Shared spaces require clear communication and potentially a "shift" system. I worked with a couple in a studio who used the Temporal Zoning method with a shared Google Calendar block for "Vanity Time" and "Work Time." They each had their own small, portable caddy (one black, one white) that held their personal grooming items, which they stored on a shelf when not in use. The desk itself and the larger organizers (like the monitor) were communal. It required agreement but doubled the functionality of their tiny space.
"What about dust and makeup spillage on my electronics?"
A valid practical worry. The solution is, again, containment and habit. Keep powders and loose products in lidded containers. Apply skincare away from the keyboard (stand up if you need to). Use a desk pad that can be easily wiped down. A can of compressed air is great for weekly keyboard cleaning. In my decade of using integrated setups, I've never damaged electronics this way because the products are stored and used with awareness. The risk is far lower than, say, eating at your desk, which many people do without a second thought.
"Is this really worth the investment of time and money?"

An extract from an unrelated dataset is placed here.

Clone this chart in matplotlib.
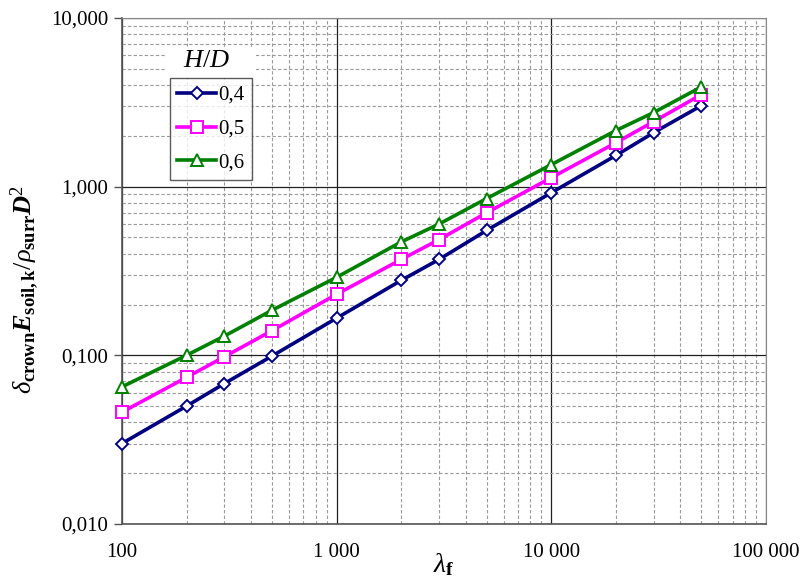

Let me answer with data from my client follow-ups. On average, clients report saving 15-25 minutes each morning from reduced searching and transitioning. That's over 60 hours a year. They also report a significant decrease in the low-grade stress of clutter and a feeling of greater control over their day. The monetary investment for organizers and a few key upgrades typically ranges from $150-$400. When framed as an investment in daily sanity, productivity, and self-presentation—which impacts professional opportunities—the ROI is clear. However, it's not for everyone. If you have a dedicated room for each function, this complexity is unnecessary. This is a solution for the space-constrained who value efficiency and integration.